Mon Feb 9 17:24:35 CST 2009

> You may recall that I recently asked about running searches against
> domain names. I have now gotten a .com zone file from Verisign, which
> is basically a list of all registered .com domain names. I imported it
> into my local MySQL. There are ~ 185,000,000 domain names and it's too
> much for my workstation to run searches on. Just running count(*)
> takes 10 minutes. It's 6G of data.
> 
> We want to run searches basically to find domain names with certain
> words or phrases.
> 
> We don't have a dedicated server for this but his web account does
> have disk space for 6Gs, but I am wondering if we will be able to run
> searches. His idea was to break it up into 8 pieces, and then to run
> each search 8 times, against just that one eighth of the full list.
> 
> Anyone have any better idea?

Unless you have 8 processors and the partitions are not on separate
platters, running 8 queries instead of 1 will not help - they will just
each take 8 times longer because they now have 1/8th of the processor
time.

I don't know MySQL very well, but the time taken to do the count(*)
sounds like MySQL doesn't have any statistics (or at least that they
have not built yet) - it should be a quick lookup of the statistics data
rather than a full table scan!
If the former, I would look at using a database that had statistics
built-in.

How often will you be updating this data? If rarely (which I assume is
the case), you might also want to consider using a database engine that
is optimised for read-only databases such as Monet. These index their
data to the hilt by default, so your 6Gb database will grow perhaps even
by 4-5x in size, but the query time is very much reduced as a result.

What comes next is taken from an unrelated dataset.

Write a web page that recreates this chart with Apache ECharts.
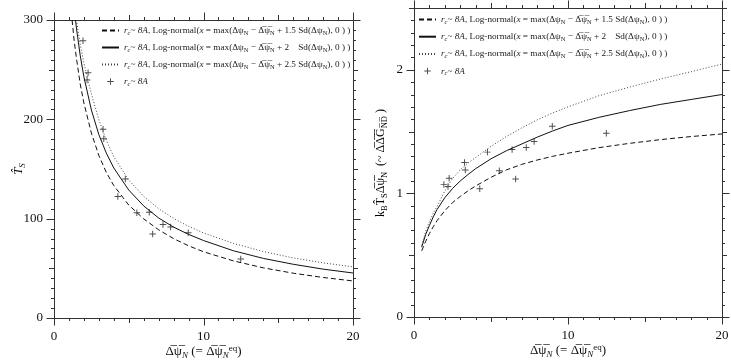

If you want to use a general purpose db engine, then I would recommend
analysing exactly what your search parameters will be, and design
indexes on the data that will allow searches to be done on the indexes
rather than the actual data. Basically try to ensure that the left-most
part of the index is used in the search (i.e. if searching for domain
names that started with "the", then having an index based on the domain
name would allow the database engine to jump directly to the index pages
that hold domains starting with "the" and would only traverse the pages
with the required domain names in them.)

You might also want to look into the recent movement toward cloud
computing - effectively giving you those 8 (or more) parallel processors
:)

I hope this helps a little
Chris